_WHAT YOU NEED TO DO_.
Print word for word the first line of the listing below and every line after it, through the line with "const X_MAX = 175;". Leave out the pictures and the rest.

--- BEGIN SUPPLIED DATA ---

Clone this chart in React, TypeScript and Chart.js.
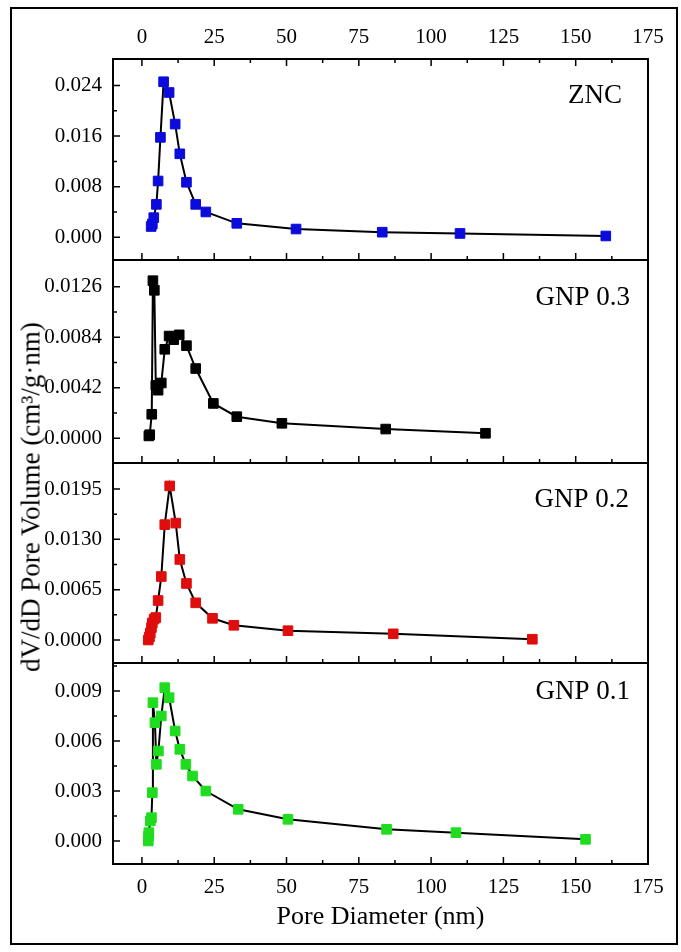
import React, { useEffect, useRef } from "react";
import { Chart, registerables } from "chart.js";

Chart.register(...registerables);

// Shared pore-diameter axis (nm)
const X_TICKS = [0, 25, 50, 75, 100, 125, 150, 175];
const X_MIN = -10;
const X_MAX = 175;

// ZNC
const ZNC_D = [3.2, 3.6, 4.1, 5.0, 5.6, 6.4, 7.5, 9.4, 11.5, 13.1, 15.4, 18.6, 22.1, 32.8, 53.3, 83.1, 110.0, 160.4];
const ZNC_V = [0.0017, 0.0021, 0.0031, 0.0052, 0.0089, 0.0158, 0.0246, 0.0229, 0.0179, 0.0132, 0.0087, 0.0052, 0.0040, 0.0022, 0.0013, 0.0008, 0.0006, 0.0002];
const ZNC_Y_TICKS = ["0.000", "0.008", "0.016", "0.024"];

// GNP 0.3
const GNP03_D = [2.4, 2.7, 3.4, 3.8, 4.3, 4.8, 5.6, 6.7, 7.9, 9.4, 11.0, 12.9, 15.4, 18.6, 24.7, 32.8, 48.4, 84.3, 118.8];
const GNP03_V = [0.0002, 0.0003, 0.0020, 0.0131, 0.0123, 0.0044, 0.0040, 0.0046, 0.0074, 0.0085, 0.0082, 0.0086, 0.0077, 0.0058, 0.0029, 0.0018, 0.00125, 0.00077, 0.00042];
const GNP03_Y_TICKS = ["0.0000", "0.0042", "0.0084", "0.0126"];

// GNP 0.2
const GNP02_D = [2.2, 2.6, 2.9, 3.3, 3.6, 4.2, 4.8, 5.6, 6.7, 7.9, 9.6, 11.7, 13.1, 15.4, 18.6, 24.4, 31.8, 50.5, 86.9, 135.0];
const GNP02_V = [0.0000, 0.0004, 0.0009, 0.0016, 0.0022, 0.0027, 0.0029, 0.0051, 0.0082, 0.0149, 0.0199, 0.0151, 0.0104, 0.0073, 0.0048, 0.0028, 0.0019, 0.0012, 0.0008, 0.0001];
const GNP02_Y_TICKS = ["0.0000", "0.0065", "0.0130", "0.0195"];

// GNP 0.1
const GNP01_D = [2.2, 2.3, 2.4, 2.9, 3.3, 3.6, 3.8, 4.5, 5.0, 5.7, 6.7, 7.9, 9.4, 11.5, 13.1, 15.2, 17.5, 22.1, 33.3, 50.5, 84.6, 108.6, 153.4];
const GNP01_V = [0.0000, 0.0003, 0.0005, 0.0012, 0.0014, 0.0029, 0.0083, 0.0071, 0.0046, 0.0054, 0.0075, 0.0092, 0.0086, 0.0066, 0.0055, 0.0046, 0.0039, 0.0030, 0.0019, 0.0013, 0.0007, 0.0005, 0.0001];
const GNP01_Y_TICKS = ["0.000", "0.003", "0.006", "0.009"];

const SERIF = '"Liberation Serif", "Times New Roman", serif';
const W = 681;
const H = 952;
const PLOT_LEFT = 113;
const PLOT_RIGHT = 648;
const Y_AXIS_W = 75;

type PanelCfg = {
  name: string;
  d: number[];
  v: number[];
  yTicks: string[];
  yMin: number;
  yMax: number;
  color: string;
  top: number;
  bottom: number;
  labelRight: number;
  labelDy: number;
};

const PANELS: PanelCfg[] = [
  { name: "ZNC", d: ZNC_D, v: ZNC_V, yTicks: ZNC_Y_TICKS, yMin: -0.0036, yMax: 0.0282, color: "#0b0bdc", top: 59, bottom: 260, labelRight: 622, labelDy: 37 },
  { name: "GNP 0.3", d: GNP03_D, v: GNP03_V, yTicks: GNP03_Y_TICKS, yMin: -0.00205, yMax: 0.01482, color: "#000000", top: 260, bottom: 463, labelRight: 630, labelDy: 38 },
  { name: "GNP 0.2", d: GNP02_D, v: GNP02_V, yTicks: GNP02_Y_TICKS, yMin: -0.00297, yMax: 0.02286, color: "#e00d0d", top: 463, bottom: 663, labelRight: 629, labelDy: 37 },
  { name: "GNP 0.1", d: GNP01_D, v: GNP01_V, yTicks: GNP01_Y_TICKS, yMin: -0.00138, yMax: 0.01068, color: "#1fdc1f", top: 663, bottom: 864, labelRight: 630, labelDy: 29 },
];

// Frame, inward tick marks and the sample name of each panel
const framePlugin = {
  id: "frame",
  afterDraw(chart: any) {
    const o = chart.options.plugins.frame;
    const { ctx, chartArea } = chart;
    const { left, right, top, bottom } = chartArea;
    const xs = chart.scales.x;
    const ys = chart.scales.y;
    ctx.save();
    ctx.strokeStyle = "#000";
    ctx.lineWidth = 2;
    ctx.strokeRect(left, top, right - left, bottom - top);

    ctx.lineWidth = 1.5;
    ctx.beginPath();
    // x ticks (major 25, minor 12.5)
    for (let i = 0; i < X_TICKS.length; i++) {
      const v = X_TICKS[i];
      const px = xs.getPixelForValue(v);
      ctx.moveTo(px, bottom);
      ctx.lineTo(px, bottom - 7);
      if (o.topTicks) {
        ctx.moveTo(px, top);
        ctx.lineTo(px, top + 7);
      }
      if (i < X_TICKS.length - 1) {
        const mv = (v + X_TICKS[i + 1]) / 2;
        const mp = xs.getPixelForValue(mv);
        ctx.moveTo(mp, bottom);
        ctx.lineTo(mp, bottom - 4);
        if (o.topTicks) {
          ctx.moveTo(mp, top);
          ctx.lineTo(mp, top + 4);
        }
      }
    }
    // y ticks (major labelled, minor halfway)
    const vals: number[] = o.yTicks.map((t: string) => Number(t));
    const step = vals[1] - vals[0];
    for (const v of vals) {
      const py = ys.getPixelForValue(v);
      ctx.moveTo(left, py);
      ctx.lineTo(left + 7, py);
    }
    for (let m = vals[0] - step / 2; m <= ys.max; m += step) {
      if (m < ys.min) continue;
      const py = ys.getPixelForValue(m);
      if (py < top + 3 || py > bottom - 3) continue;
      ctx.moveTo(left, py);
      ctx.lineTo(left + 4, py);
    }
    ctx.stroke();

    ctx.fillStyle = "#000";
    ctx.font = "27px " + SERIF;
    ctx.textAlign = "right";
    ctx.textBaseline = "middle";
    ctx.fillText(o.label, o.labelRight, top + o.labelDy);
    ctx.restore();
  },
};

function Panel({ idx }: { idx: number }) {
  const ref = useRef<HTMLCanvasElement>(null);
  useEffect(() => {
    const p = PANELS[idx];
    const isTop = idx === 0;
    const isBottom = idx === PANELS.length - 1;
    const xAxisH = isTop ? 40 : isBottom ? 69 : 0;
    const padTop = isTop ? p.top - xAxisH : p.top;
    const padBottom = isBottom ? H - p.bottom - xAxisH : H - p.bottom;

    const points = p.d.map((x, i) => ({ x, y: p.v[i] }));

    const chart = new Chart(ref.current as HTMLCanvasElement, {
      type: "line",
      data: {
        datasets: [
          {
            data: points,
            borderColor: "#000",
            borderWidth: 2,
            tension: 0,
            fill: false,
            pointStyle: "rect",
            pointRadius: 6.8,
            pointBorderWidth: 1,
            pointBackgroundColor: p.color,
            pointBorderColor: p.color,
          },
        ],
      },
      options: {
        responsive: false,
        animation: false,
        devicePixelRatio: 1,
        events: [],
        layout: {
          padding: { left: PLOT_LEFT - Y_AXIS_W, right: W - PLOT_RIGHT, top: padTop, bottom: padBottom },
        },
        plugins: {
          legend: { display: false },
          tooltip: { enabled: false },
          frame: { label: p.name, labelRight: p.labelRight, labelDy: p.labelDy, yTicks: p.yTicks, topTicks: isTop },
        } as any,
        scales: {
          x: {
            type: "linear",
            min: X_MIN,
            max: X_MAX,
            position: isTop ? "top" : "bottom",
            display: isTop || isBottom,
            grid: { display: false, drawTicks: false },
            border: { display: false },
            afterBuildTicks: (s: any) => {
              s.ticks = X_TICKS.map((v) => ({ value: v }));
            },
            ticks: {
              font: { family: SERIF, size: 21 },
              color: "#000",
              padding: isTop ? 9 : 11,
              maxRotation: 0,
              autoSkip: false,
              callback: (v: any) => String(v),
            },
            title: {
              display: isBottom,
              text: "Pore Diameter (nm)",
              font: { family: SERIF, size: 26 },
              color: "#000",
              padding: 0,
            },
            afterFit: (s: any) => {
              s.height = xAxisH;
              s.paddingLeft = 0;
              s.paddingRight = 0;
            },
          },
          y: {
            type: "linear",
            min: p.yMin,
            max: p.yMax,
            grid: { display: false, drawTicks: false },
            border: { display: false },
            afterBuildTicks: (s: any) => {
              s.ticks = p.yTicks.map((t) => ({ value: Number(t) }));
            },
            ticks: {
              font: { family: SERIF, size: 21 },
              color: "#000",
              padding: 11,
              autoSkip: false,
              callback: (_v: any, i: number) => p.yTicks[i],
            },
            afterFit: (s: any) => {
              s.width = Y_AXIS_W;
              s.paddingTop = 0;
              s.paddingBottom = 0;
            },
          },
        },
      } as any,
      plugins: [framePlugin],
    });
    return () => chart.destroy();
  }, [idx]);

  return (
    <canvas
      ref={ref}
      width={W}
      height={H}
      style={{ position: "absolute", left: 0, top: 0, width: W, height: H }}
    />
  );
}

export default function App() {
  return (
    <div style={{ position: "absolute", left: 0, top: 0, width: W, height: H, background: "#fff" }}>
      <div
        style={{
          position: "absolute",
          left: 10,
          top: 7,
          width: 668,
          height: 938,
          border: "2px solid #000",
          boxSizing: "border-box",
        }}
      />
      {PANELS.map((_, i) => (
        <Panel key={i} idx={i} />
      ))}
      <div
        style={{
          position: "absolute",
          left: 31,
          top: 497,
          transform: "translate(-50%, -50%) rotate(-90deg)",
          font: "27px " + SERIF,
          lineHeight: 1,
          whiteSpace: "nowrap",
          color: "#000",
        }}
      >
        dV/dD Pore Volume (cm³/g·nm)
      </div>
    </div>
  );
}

--- END SUPPLIED DATA ---

_SOLUTION_.
Clone this chart in React, TypeScript and Chart.js.
import React, { useEffect, useRef } from "react";
import { Chart, registerables } from "chart.js";

Chart.register(...registerables);

// Shared pore-diameter axis (nm)
const X_TICKS = [0, 25, 50, 75, 100, 125, 150, 175];
const X_MIN = -10;
const X_MAX = 175;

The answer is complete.